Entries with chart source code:
------------------------------

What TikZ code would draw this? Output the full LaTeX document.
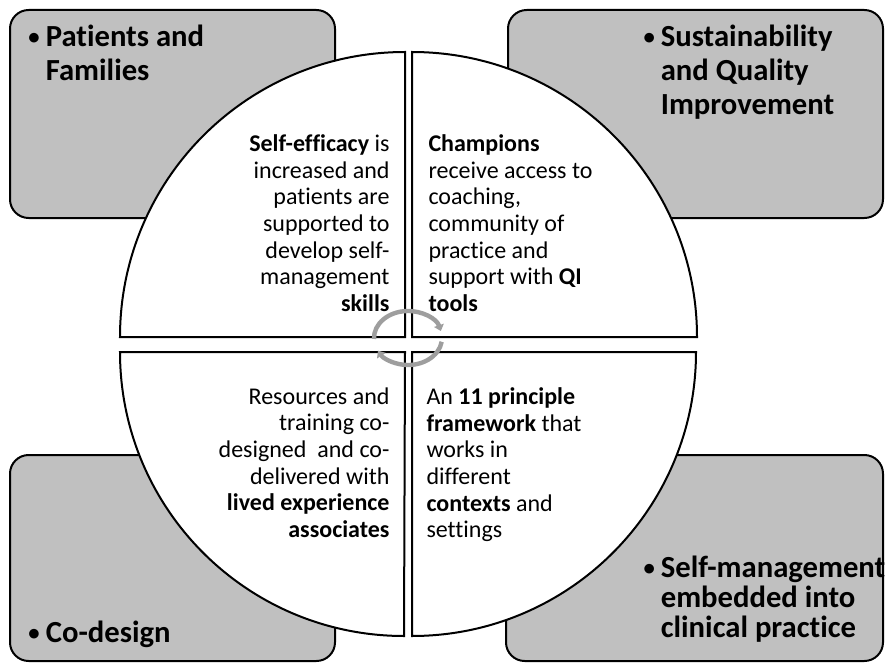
\documentclass[tikz,border=0pt]{standalone}
\usepackage{fontspec}
\setmainfont{Carlito}[Ligatures=NoCommon]
\usetikzlibrary{arrows.meta}

\definecolor{boxgray}{RGB}{192,192,192}
\definecolor{cyclegray}{RGB}{158,158,158}

\newcommand{\hbul}{\makebox[13pt][l]{\raisebox{1.2pt}{\fontsize{17}{17}\selectfont\textbullet}}}
\newcommand{\hind}{\hspace*{13pt}}

\tikzset{every picture/.style={line width=0.75pt}}
\tikzset{
  cornerbox/.style={fill=boxgray, line width=1.5, rounded corners=14pt},
  quarter/.style={fill=white, line width=1.5},
  cyclearrow/.style={draw=cyclegray, line width=3.3, -{Triangle[length=4.5pt,width=7.5pt]}},
  headtext/.style={anchor=north west, inner sep=0pt, align=left, font=\fontsize{23}{25.5}\selectfont\bfseries},
  bodyleft/.style={anchor=north west, inner sep=0pt, align=left, font=\fontsize{18}{20}\selectfont},
  bodyright/.style={anchor=north east, inner sep=0pt, align=right, font=\fontsize{18}{20}\selectfont}
}

\begin{document}
\begin{tikzpicture}[x=0.75pt,y=0.75pt,yscale=-1,xscale=1]
\useasboundingbox (0,0) rectangle (885,663);

%Shape: Rounded Rect [id:patients]
\draw [cornerbox] (10,10) rectangle (335,218) ;
%Shape: Rounded Rect [id:sustain]
\draw [cornerbox] (508,10) rectangle (883,218) ;
%Shape: Rounded Rect [id:codesign]
\draw [cornerbox] (10,455) rectangle (335,661) ;
%Shape: Rounded Rect [id:embedded]
\draw [cornerbox] (506,455) rectangle (883,661) ;

%Shape: Quarter Circle [id:efficacy]
\draw [quarter] (405,337) -- (405,52) arc [start angle=270, end angle=180, radius=285] -- cycle ;
%Shape: Quarter Circle [id:champions]
\draw [quarter] (412,337) -- (697,337) arc [start angle=0, end angle=-90, radius=285] -- cycle ;
%Shape: Quarter Circle [id:resources]
\draw [quarter] (405,352) -- (120,352) arc [start angle=180, end angle=90, radius=284] -- cycle ;
%Shape: Quarter Circle [id:framework]
\draw [quarter] (412,352) -- (412,636) arc [start angle=90, end angle=0, radius=284] -- cycle ;

%Curve Lines [id:cycle]
\coordinate (hub) at (408,338) ;
\draw [cyclearrow] ([shift={(178:34 and 27)}]hub) arc [start angle=178, end angle=345, x radius=34, y radius=27] ;
\draw [cyclearrow] ([shift={(8:34 and 27)}]hub) arc [start angle=8, end angle=152, x radius=34, y radius=27] ;

% Text Node
\node (patientsT) [headtext] at (28,24) {\hbul Patients and\\\hind Families};
% Text Node
\node (sustainT) [headtext] at (643,24) {\hbul Sustainability\\\hind and Quality\\\hind Improvement};
% Text Node
\node (codesignT) [headtext] at (28,620) {\hbul Co-design};
% Text Node
\node (embeddedT) [headtext, font=\fontsize{23}{22.5}\selectfont\bfseries] at (643,555) {\hbul Self-management\\\hind embedded into\\\hind clinical practice};

% Text Node
\node (efficacyT) [bodyright] at (390,134) {\textbf{Self-efficacy} is\\increased and\\patients are\\supported to\\develop self-\\management\\\textbf{skills}};
% Text Node
\node (championsT) [bodyleft] at (428,134) {\textbf{Champions}\\receive access to\\coaching,\\community of\\practice and\\support with \textbf{QI}\\\textbf{tools}};
% Text Node
\node (resourcesT) [bodyright] at (390,387) {Resources and\\training co-\\designed\ \ and co-\\delivered with\\\textbf{lived experience}\\\textbf{associates}};
% Text Node
\node (frameworkT) [bodyleft] at (426,387) {An \textbf{11 principle}\\\textbf{framework} that\\works in\\different\\\textbf{contexts} and\\settings};

\end{tikzpicture}
\end{document}
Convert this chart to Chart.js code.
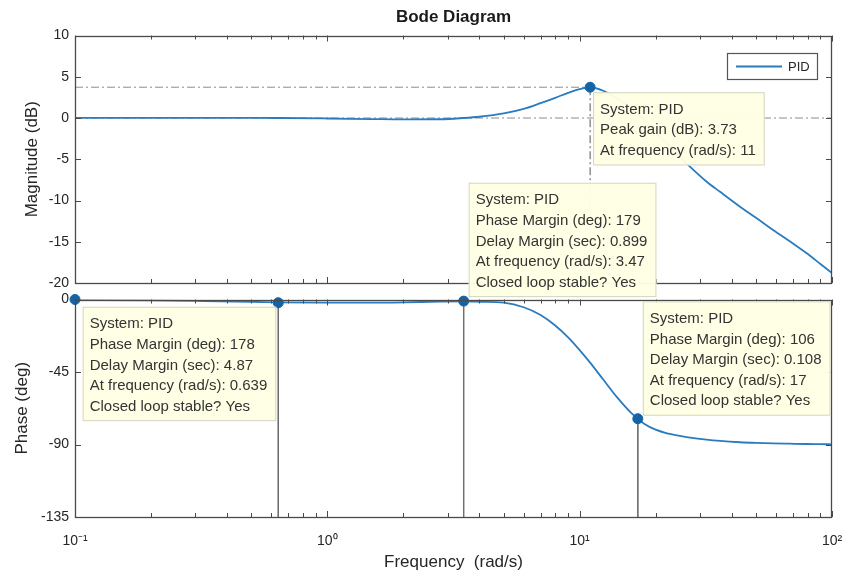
<!DOCTYPE html>
<html lang="en">
<head>
  <meta charset="UTF-8">
  <title>Bode Diagram</title>
  <style>
    body { margin: 0; background: #fff; }
    #lienzo { position: relative; width: 845px; height: 573px; }
    #lienzo canvas { position: absolute; left: 0; top: 0; }
  </style>
  <script src="https://cdn.jsdelivr.net/npm/chart.js"></script>
</head>
<body>
<div id="lienzo">
  <canvas id="graficoMagnitud" width="845" height="573"></canvas>
  <canvas id="graficoFase" width="845" height="573"></canvas>
</div>
<script>
  // Valores (rad/s, dB, grados)
  const frequencies = [0.1, 0.2, 0.3, 0.5, 0.639, 1, 1.5, 2, 2.8, 3.47, 4, 5, 6, 7, 8, 9, 10, 11, 12.4, 14, 16, 18, 20, 22, 24, 26.5, 31.8, 36, 43.2, 50, 58.6, 68, 79.4, 90, 100];
  const magnitudeDb = [0.02, 0.02, 0.02, 0.01, 0, -0.06, -0.13, -0.17, -0.15, 0, 0.15, 0.55, 1.1, 1.8, 2.45, 3.05, 3.5, 3.73, 3.3, 2.4, 1.2, -0.2, -1.7, -3.0, -4.2, -5.5, -7.7, -8.95, -10.75, -12.1, -13.6, -14.95, -16.4, -17.7, -18.8];
  const phaseDeg = [-0.3, -0.6, -0.9, -1.4, -1.8, -2, -2, -1.8, -1.3, -1.2, -1.4, -2.0, -4.8, -9.6, -16.1, -23.5, -31.4, -39.2, -49.7, -60.3, -70.4, -77.1, -80.8, -82.9, -84.2, -85.4, -87.0, -87.8, -88.6, -89.0, -89.3, -89.5, -89.7, -89.8, -89.9];

  const peakFreq = [11];
  const peakDb = [3.73];
  const marginFreq = [0.1, 0.639, 3.47, 17];
  const marginPhase = [0, -2, -1, -74];

  const xTickValues = [0.1, 1, 10, 100];
  const xTickLabels = ['10\u207B\u00B9', '10\u2070', '10\u00B9', '10\u00B2'];
  const magTicks = [10, 5, 0, -5, -10, -15, -20];
  const phaseTicks = [0, -45, -90, -135];

  const tipPeak = ['System: PID', 'Peak gain (dB): 3.73', 'At frequency (rad/s): 11'];
  const tipMargin1 = ['System: PID', 'Phase Margin (deg): 178', 'Delay Margin (sec): 4.87', 'At frequency (rad/s): 0.639', 'Closed loop stable? Yes'];
  const tipMargin2 = ['System: PID', 'Phase Margin (deg): 179', 'Delay Margin (sec): 0.899', 'At frequency (rad/s): 3.47', 'Closed loop stable? Yes'];
  const tipMargin3 = ['System: PID', 'Phase Margin (deg): 106', 'Delay Margin (sec): 0.108', 'At frequency (rad/s): 17', 'Closed loop stable? Yes'];

  const fuente = '"Liberation Sans", Arial, Helvetica, sans-serif';
  const azul = '#2a7bbf';
  const texto = '#262626';

  // marcas menores del eje logaritmico
  const logTicks = [];
  for (let k = -1; k <= 1; k++) {
    for (let m = 1; m <= 9; m++) logTicks.push(m * Math.pow(10, k));
  }
  logTicks.push(100);

  const puntos = (xs, ys) => xs.map((x, i) => ({ x: x, y: ys[i] }));

  // marco y marcas hacia dentro, como en MATLAB
  const marco = {
    id: 'marco',
    afterDraw(chart) {
      const { ctx, chartArea: a, scales } = chart;
      ctx.save();
      ctx.strokeStyle = '#4a4a4a';
      ctx.lineWidth = 1;
      ctx.beginPath();
      logTicks.forEach(v => {
        const px = Math.round(scales.x.getPixelForValue(v)) + 0.5;
        const len = xTickValues.includes(v) ? 6 : 4;
        ctx.moveTo(px, a.top); ctx.lineTo(px, a.top + len);
        ctx.moveTo(px, a.bottom); ctx.lineTo(px, a.bottom - len);
      });
      scales.y.ticks.forEach(t => {
        const py = Math.round(scales.y.getPixelForValue(t.value)) + 0.5;
        ctx.moveTo(a.left, py); ctx.lineTo(a.left + 6, py);
        ctx.moveTo(a.right, py); ctx.lineTo(a.right - 6, py);
      });
      ctx.stroke();
      ctx.lineWidth = 1.3;
      ctx.strokeRect(Math.round(a.left) + 0.5, Math.round(a.top) + 0.5, Math.round(a.width) - 1, Math.round(a.height) - 1);
      ctx.restore();
    }
  };

  // cuadros de datos (data tips)
  const datatips = {
    id: 'datatips',
    afterDraw(chart, args, opts) {
      const { ctx, scales } = chart;
      ctx.save();
      ctx.font = '15px ' + fuente;
      (opts.tips || []).forEach(tip => {
        const px = scales.x.getPixelForValue(tip.x);
        const py = scales.y.getPixelForValue(tip.y);
        const w = Math.max(...tip.lines.map(t => ctx.measureText(t).width)) + 16;
        const h = 32 + (tip.lines.length - 1) * 20.6;
        const left = tip.side === 'left' ? px - tip.dx - w : px + tip.dx;
        const top = tip.above ? py - tip.dy - h : py + tip.dy;
        ctx.fillStyle = 'rgba(255, 255, 228, 0.96)';
        ctx.fillRect(left, top, w, h);
        ctx.strokeStyle = '#d4d4c4';
        ctx.lineWidth = 1;
        ctx.strokeRect(left + 0.5, top + 0.5, w - 1, h - 1);
        ctx.fillStyle = '#333';
        ctx.textBaseline = 'middle';
        ctx.textAlign = 'left';
        tip.lines.forEach((t, i) => ctx.fillText(t, left + 7, top + 17.5 + i * 20.6));
      });
      ctx.restore();
    }
  };

  // leyenda con recuadro arriba a la derecha
  const leyenda = {
    id: 'leyenda',
    afterDraw(chart) {
      const { ctx, chartArea: a } = chart;
      const ds = chart.data.datasets[0];
      const right = a.right - 14, top = a.top + 17.5;
      const w = 91, h = 27;
      ctx.save();
      ctx.fillStyle = '#fff';
      ctx.fillRect(right - w, top, w, h);
      ctx.strokeStyle = '#555';
      ctx.lineWidth = 1.2;
      ctx.strokeRect(right - w + 0.5, top + 0.5, w - 1, h - 1);
      ctx.strokeStyle = ds.borderColor;
      ctx.lineWidth = 1.8;
      ctx.beginPath();
      ctx.moveTo(right - w + 9, top + h / 2);
      ctx.lineTo(right - w + 55, top + h / 2);
      ctx.stroke();
      ctx.fillStyle = texto;
      ctx.font = '13px ' + fuente;
      ctx.textBaseline = 'middle';
      ctx.fillText(ds.label, right - w + 61, top + h / 2 + 0.5);
      ctx.restore();
    }
  };

  const ejeY = (ticks, min, max, titulo, tituloPad) => ({
    min: min,
    max: max,
    afterBuildTicks: s => { s.ticks = ticks.map(v => ({ value: v })); },
    afterFit: s => { s.width = 75; s.paddingTop = 0; s.paddingBottom = 0; },
    grid: { display: false, drawTicks: false },
    border: { display: false },
    ticks: { padding: 6, color: texto, font: { family: fuente, size: 14 } },
    title: { display: true, text: titulo, color: texto, font: { family: fuente, size: 17 }, padding: { top: tituloPad, bottom: 0 } }
  });

  const lineaRef = (data, color, dash) => ({
    data: data,
    borderColor: color,
    borderWidth: 1,
    borderDash: dash,
    pointRadius: 0,
    order: 2
  });

  new Chart(document.getElementById('graficoMagnitud'), {
    type: 'line',
    data: {
      datasets: [
        { label: 'PID', data: puntos(frequencies, magnitudeDb), borderColor: azul, borderWidth: 1.8, pointRadius: 0, cubicInterpolationMode: 'monotone', order: 1 },
        { label: 'pico', data: puntos(peakFreq, peakDb), showLine: false, pointRadius: 5, pointBackgroundColor: '#1463a6', pointBorderColor: '#1463a6', clip: false, order: 0 },
        lineaRef([{ x: 0.1, y: 0 }, { x: 100, y: 0 }], '#8c8c8c', [8, 3, 2, 3]),
        lineaRef([{ x: 0.1, y: peakDb[0] }, { x: peakFreq[0], y: peakDb[0] }], '#a08a72', [8, 3, 2, 3]),
        lineaRef([{ x: peakFreq[0], y: peakDb[0] }, { x: peakFreq[0], y: -20 }], '#555', [8, 3, 2, 3])
      ]
    },
    options: {
      responsive: false,
      animation: false,
      devicePixelRatio: 1,
      layout: { padding: { left: 0, top: 0, right: 13, bottom: 290 } },
      plugins: {
        legend: { display: false },
        tooltip: { enabled: false },
        title: {
          display: true, text: 'Bode Diagram', fullSize: false, color: '#1a1a1a',
          font: { family: fuente, size: 17, weight: 'bold' },
          padding: { top: 6.8, bottom: 8.3 }
        },
        datatips: { tips: [{ x: peakFreq[0], y: peakDb[0], lines: tipPeak, side: 'right', above: false, dx: 3, dy: 5 }] }
      },
      scales: {
        x: { type: 'logarithmic', min: 0.1, max: 100, display: false },
        y: ejeY(magTicks, -20, 10, 'Magnitude (dB)', 21.8)
      }
    },
    plugins: [marco, datatips, leyenda]
  });

  const verticales = marginFreq.map((f, i) =>
    lineaRef([{ x: f, y: marginPhase[i] }, { x: f, y: -135 }], '#6e6e6e', []));

  new Chart(document.getElementById('graficoFase'), {
    type: 'line',
    data: {
      datasets: [
        { label: 'PID', data: puntos(frequencies, phaseDeg), borderColor: azul, borderWidth: 1.8, pointRadius: 0, cubicInterpolationMode: 'monotone', order: 1 },
        { label: 'margenes', data: puntos(marginFreq, marginPhase), showLine: false, pointRadius: 5, pointBackgroundColor: '#1463a6', pointBorderColor: '#1463a6', clip: false, order: 0 },
        ...verticales
      ]
    },
    options: {
      responsive: false,
      animation: false,
      devicePixelRatio: 1,
      layout: { padding: { left: 0, top: 299.5, right: 13, bottom: 0 } },
      plugins: {
        legend: { display: false },
        tooltip: { enabled: false },
        datatips: {
          tips: [
            { x: marginFreq[1], y: marginPhase[1], lines: tipMargin1, side: 'left', above: false, dx: 2, dy: 4 },
            { x: marginFreq[2], y: marginPhase[2], lines: tipMargin2, side: 'right', above: true, dx: 5, dy: 4 },
            { x: marginFreq[3], y: marginPhase[3], lines: tipMargin3, side: 'right', above: true, dx: 5, dy: 3 }
          ]
        }
      },
      scales: {
        x: {
          type: 'logarithmic', min: 0.1, max: 100,
          afterBuildTicks: s => { s.ticks = xTickValues.map(v => ({ value: v })); },
          afterFit: s => { s.height = 56; s.paddingLeft = 0; s.paddingRight = 0; },
          grid: { display: false, drawTicks: false },
          border: { display: false },
          ticks: {
            autoSkip: false, maxRotation: 0, padding: 16, color: texto,
            font: { family: fuente, size: 14 },
            callback: (v, i) => xTickLabels[i]
          },
          title: { display: true, text: 'Frequency  (rad/s)', color: texto, font: { family: fuente, size: 17 }, padding: { top: 0, bottom: 0 } }
        },
        y: ejeY(phaseTicks, -135, 0, 'Phase (deg)', 11.8)
      }
    },
    plugins: [marco, datatips]
  });
</script>
</body>
</html>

------------------------------

▸ **WORK REQUIRED**:
Both the line with "Convert this chart to Chart.js code." and the line with "const marginPhase = [0, -2, -1, -74];" belong in the copy, along with every line between them; set them down exactly and skip the pictures.

▸ **ANSWER**:
Convert this chart to Chart.js code.
<!DOCTYPE html>
<html lang="en">
<head>
  <meta charset="UTF-8">
  <title>Bode Diagram</title>
  <style>
    body { margin: 0; background: #fff; }
    #lienzo { position: relative; width: 845px; height: 573px; }
    #lienzo canvas { position: absolute; left: 0; top: 0; }
  </style>
  <script src="https://cdn.jsdelivr.net/npm/chart.js"></script>
</head>
<body>
<div id="lienzo">
  <canvas id="graficoMagnitud" width="845" height="573"></canvas>
  <canvas id="graficoFase" width="845" height="573"></canvas>
</div>
<script>
  // Valores (rad/s, dB, grados)
  const frequencies = [0.1, 0.2, 0.3, 0.5, 0.639, 1, 1.5, 2, 2.8, 3.47, 4, 5, 6, 7, 8, 9, 10, 11, 12.4, 14, 16, 18, 20, 22, 24, 26.5, 31.8, 36, 43.2, 50, 58.6, 68, 79.4, 90, 100];
  const magnitudeDb = [0.02, 0.02, 0.02, 0.01, 0, -0.06, -0.13, -0.17, -0.15, 0, 0.15, 0.55, 1.1, 1.8, 2.45, 3.05, 3.5, 3.73, 3.3, 2.4, 1.2, -0.2, -1.7, -3.0, -4.2, -5.5, -7.7, -8.95, -10.75, -12.1, -13.6, -14.95, -16.4, -17.7, -18.8];
  const phaseDeg = [-0.3, -0.6, -0.9, -1.4, -1.8, -2, -2, -1.8, -1.3, -1.2, -1.4, -2.0, -4.8, -9.6, -16.1, -23.5, -31.4, -39.2, -49.7, -60.3, -70.4, -77.1, -80.8, -82.9, -84.2, -85.4, -87.0, -87.8, -88.6, -89.0, -89.3, -89.5, -89.7, -89.8, -89.9];

  const peakFreq = [11];
  const peakDb = [3.73];
  const marginFreq = [0.1, 0.639, 3.47, 17];
  const marginPhase = [0, -2, -1, -74];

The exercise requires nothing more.